• **EXERCISE DIRECTIONS**
Reproduce the listing word for word. Skip any image.

• **SUPPLIED DATA**
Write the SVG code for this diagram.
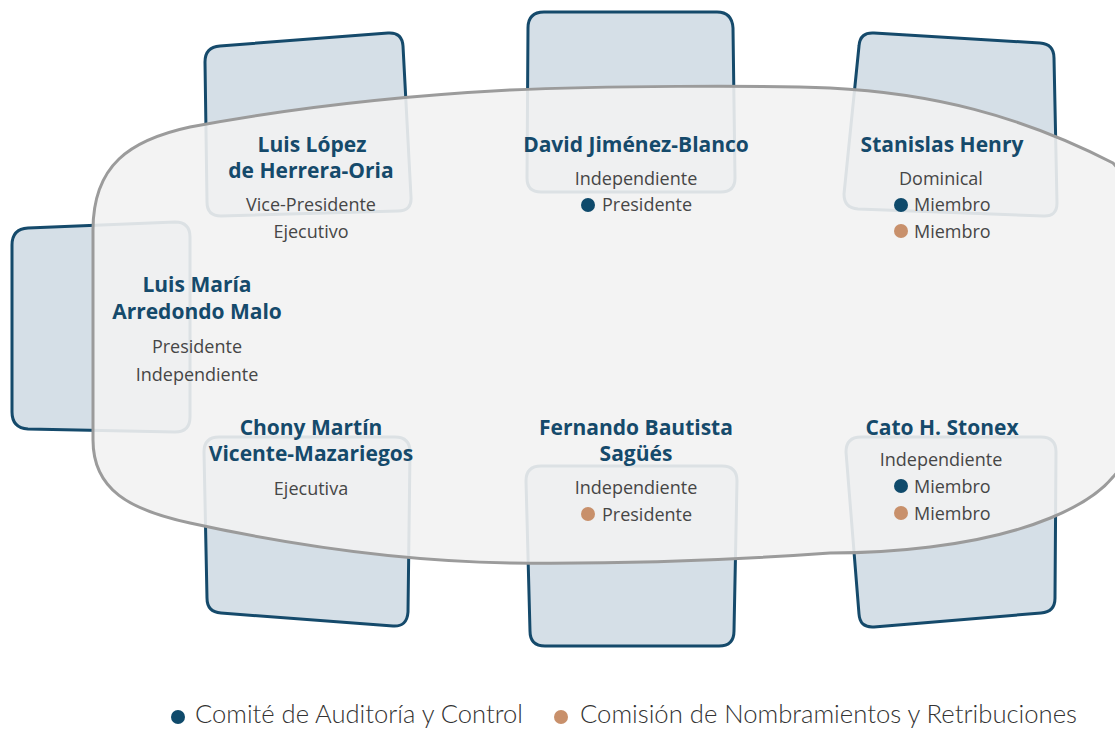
<svg xmlns="http://www.w3.org/2000/svg" width="1115" height="729" viewBox="0 0 1115 729">
<style>
.chair{fill:#d5dfe7;stroke:#154a6b;stroke-width:3;stroke-linejoin:round}
.table{fill:#f2f2f2;fill-opacity:0.9;stroke:#9b9b9b;stroke-width:3}
.name{font-family:"Open Sans",Lato,sans-serif;font-weight:700;font-size:21px;fill:#154a6b;text-anchor:middle}
.role{font-family:"Open Sans",Lato,sans-serif;font-size:18px;fill:#464646;text-anchor:middle}
.item{font-family:"Open Sans",Lato,sans-serif;font-size:18px;fill:#464646}
.leg{font-family:Lato,"Open Sans",sans-serif;font-weight:300;font-size:25px;fill:#333}
.acc{fill:#0f4a6b}
.cnr{fill:#c8906b}
</style>
<rect width="1115" height="729" fill="#ffffff"/>
<g id="chairs">
<path id="chair-lopez" class="chair" d="M205,62 Q205,47 220,46 L388,33 Q402,32 403,46 L411,197 Q412,211 398,211 L221,216 Q207,216 207,202 Z"/>
<path id="chair-jimenez" class="chair" d="M528,28 Q528,12 544,12 L717,12 Q732,12 733,28 L735,178 Q735,192 721,192 L541,192 Q527,192 527,178 Z"/>
<path id="chair-henry" class="chair" d="M859,46 Q860,32 874,33 L1040,43 Q1054,44 1054,58 L1057,203 Q1057,217 1043,216 L858,209 Q844,208 844,194 Z"/>
<path id="chair-arredondo" class="chair" d="M12,245 Q12,229 28,228 L175,222 Q190,222 190,237 L190,417 Q190,432 175,432 L28,429 Q12,428 12,412 Z"/>
<path id="chair-martin" class="chair" d="M204,452 Q204,437 219,437 L395,437 Q410,437 410,452 L408,612 Q407,627 393,626 L221,613 Q207,612 207,598 Z"/>
<path id="chair-bautista" class="chair" d="M526,481 Q526,466 541,466 L722,466 Q737,466 737,481 L734,631 Q734,646 719,646 L545,646 Q530,646 530,631 Z"/>
<path id="chair-stonex" class="chair" d="M846,452 Q846,437 861,437 L1041,437 Q1056,437 1056,452 L1055,598 Q1055,612 1041,613 L874,627 Q860,628 859,614 Z"/>
</g>
<path id="table" class="table" d="M93,230 C93,165 130,140 190,127 C280,110 380,97 510,90 C600,86 760,85 830,88 C930,93 1020,115 1113,163 C1135,185 1140,250 1140,320 C1140,400 1135,455 1113,477 C1090,505 1030,535 930,547 C890,552 860,553 830,553 C720,561 600,564 510,563 C400,561 290,545 190,523 C130,510 93,490 93,440 Z"/>
<g id="node-lopez">
<text class="name" x="312" y="152">Luis López</text>
<text class="name" x="311" y="178">de Herrera-Oria</text>
<text class="role" x="311" y="211">Vice-Presidente</text>
<text class="role" x="311" y="238">Ejecutivo</text>
</g>
<g id="node-jimenez">
<text class="name" x="636" y="152">David Jiménez-Blanco</text>
<text class="role" x="636" y="185">Independiente</text>
<circle class="acc" cx="588" cy="205" r="7"/>
<text class="item" x="602" y="211">Presidente</text>
</g>
<g id="node-henry">
<text class="name" x="942" y="152">Stanislas Henry</text>
<text class="role" x="941" y="185">Dominical</text>
<circle class="acc" cx="901" cy="205" r="7"/>
<text class="item" x="914" y="211">Miembro</text>
<circle class="cnr" cx="901" cy="231" r="7"/>
<text class="item" x="914" y="238">Miembro</text>
</g>
<g id="node-arredondo">
<text class="name" x="197" y="292">Luis María</text>
<text class="name" x="197" y="319">Arredondo Malo</text>
<text class="role" x="197" y="353">Presidente</text>
<text class="role" x="197" y="381">Independiente</text>
</g>
<g id="node-martin">
<text class="name" x="311" y="435">Chony Martín</text>
<text class="name" x="311" y="461">Vicente-Mazariegos</text>
<text class="role" x="311" y="495">Ejecutiva</text>
</g>
<g id="node-bautista">
<text class="name" x="636" y="435">Fernando Bautista</text>
<text class="name" x="636" y="461">Sagüés</text>
<text class="role" x="636" y="494">Independiente</text>
<circle class="cnr" cx="588" cy="514" r="7"/>
<text class="item" x="602" y="521">Presidente</text>
</g>
<g id="node-stonex">
<text class="name" x="942" y="435">Cato H. Stonex</text>
<text class="role" x="941" y="466">Independiente</text>
<circle class="acc" cx="901" cy="486" r="7"/>
<text class="item" x="914" y="493">Miembro</text>
<circle class="cnr" cx="901" cy="513" r="7"/>
<text class="item" x="914" y="520">Miembro</text>
</g>
<g id="legend">
<circle class="acc" cx="178" cy="717" r="7"/>
<text class="leg" x="195" y="723" textLength="328" lengthAdjust="spacingAndGlyphs">Comité de Auditoría y Control</text>
<circle class="cnr" cx="561" cy="717" r="7"/>
<text class="leg" x="580" y="723" textLength="497" lengthAdjust="spacingAndGlyphs">Comisión de Nombramientos y Retribuciones</text>
</g>
</svg>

• **PROBLEM SOLUTION**
Write the SVG code for this diagram.
<svg xmlns="http://www.w3.org/2000/svg" width="1115" height="729" viewBox="0 0 1115 729">
<style>
.chair{fill:#d5dfe7;stroke:#154a6b;stroke-width:3;stroke-linejoin:round}
.table{fill:#f2f2f2;fill-opacity:0.9;stroke:#9b9b9b;stroke-width:3}
.name{font-family:"Open Sans",Lato,sans-serif;font-weight:700;font-size:21px;fill:#154a6b;text-anchor:middle}
.role{font-family:"Open Sans",Lato,sans-serif;font-size:18px;fill:#464646;text-anchor:middle}
.item{font-family:"Open Sans",Lato,sans-serif;font-size:18px;fill:#464646}
.leg{font-family:Lato,"Open Sans",sans-serif;font-weight:300;font-size:25px;fill:#333}
.acc{fill:#0f4a6b}
.cnr{fill:#c8906b}
</style>
<rect width="1115" height="729" fill="#ffffff"/>
<g id="chairs">
<path id="chair-lopez" class="chair" d="M205,62 Q205,47 220,46 L388,33 Q402,32 403,46 L411,197 Q412,211 398,211 L221,216 Q207,216 207,202 Z"/>
<path id="chair-jimenez" class="chair" d="M528,28 Q528,12 544,12 L717,12 Q732,12 733,28 L735,178 Q735,192 721,192 L541,192 Q527,192 527,178 Z"/>
<path id="chair-henry" class="chair" d="M859,46 Q860,32 874,33 L1040,43 Q1054,44 1054,58 L1057,203 Q1057,217 1043,216 L858,209 Q844,208 844,194 Z"/>
<path id="chair-arredondo" class="chair" d="M12,245 Q12,229 28,228 L175,222 Q190,222 190,237 L190,417 Q190,432 175,432 L28,429 Q12,428 12,412 Z"/>
<path id="chair-martin" class="chair" d="M204,452 Q204,437 219,437 L395,437 Q410,437 410,452 L408,612 Q407,627 393,626 L221,613 Q207,612 207,598 Z"/>
<path id="chair-bautista" class="chair" d="M526,481 Q526,466 541,466 L722,466 Q737,466 737,481 L734,631 Q734,646 719,646 L545,646 Q530,646 530,631 Z"/>
<path id="chair-stonex" class="chair" d="M846,452 Q846,437 861,437 L1041,437 Q1056,437 1056,452 L1055,598 Q1055,612 1041,613 L874,627 Q860,628 859,614 Z"/>
</g>
<path id="table" class="table" d="M93,230 C93,165 130,140 190,127 C280,110 380,97 510,90 C600,86 760,85 830,88 C930,93 1020,115 1113,163 C1135,185 1140,250 1140,320 C1140,400 1135,455 1113,477 C1090,505 1030,535 930,547 C890,552 860,553 830,553 C720,561 600,564 510,563 C400,561 290,545 190,523 C130,510 93,490 93,440 Z"/>
<g id="node-lopez">
<text class="name" x="312" y="152">Luis López</text>
<text class="name" x="311" y="178">de Herrera-Oria</text>
<text class="role" x="311" y="211">Vice-Presidente</text>
<text class="role" x="311" y="238">Ejecutivo</text>
</g>
<g id="node-jimenez">
<text class="name" x="636" y="152">David Jiménez-Blanco</text>
<text class="role" x="636" y="185">Independiente</text>
<circle class="acc" cx="588" cy="205" r="7"/>
<text class="item" x="602" y="211">Presidente</text>
</g>
<g id="node-henry">
<text class="name" x="942" y="152">Stanislas Henry</text>
<text class="role" x="941" y="185">Dominical</text>
<circle class="acc" cx="901" cy="205" r="7"/>
<text class="item" x="914" y="211">Miembro</text>
<circle class="cnr" cx="901" cy="231" r="7"/>
<text class="item" x="914" y="238">Miembro</text>
</g>
<g id="node-arredondo">
<text class="name" x="197" y="292">Luis María</text>
<text class="name" x="197" y="319">Arredondo Malo</text>
<text class="role" x="197" y="353">Presidente</text>
<text class="role" x="197" y="381">Independiente</text>
</g>
<g id="node-martin">
<text class="name" x="311" y="435">Chony Martín</text>
<text class="name" x="311" y="461">Vicente-Mazariegos</text>
<text class="role" x="311" y="495">Ejecutiva</text>
</g>
<g id="node-bautista">
<text class="name" x="636" y="435">Fernando Bautista</text>
<text class="name" x="636" y="461">Sagüés</text>
<text class="role" x="636" y="494">Independiente</text>
<circle class="cnr" cx="588" cy="514" r="7"/>
<text class="item" x="602" y="521">Presidente</text>
</g>
<g id="node-stonex">
<text class="name" x="942" y="435">Cato H. Stonex</text>
<text class="role" x="941" y="466">Independiente</text>
<circle class="acc" cx="901" cy="486" r="7"/>
<text class="item" x="914" y="493">Miembro</text>
<circle class="cnr" cx="901" cy="513" r="7"/>
<text class="item" x="914" y="520">Miembro</text>
</g>
<g id="legend">
<circle class="acc" cx="178" cy="717" r="7"/>
<text class="leg" x="195" y="723" textLength="328" lengthAdjust="spacingAndGlyphs">Comité de Auditoría y Control</text>
<circle class="cnr" cx="561" cy="717" r="7"/>
<text class="leg" x="580" y="723" textLength="497" lengthAdjust="spacingAndGlyphs">Comisión de Nombramientos y Retribuciones</text>
</g>
</svg>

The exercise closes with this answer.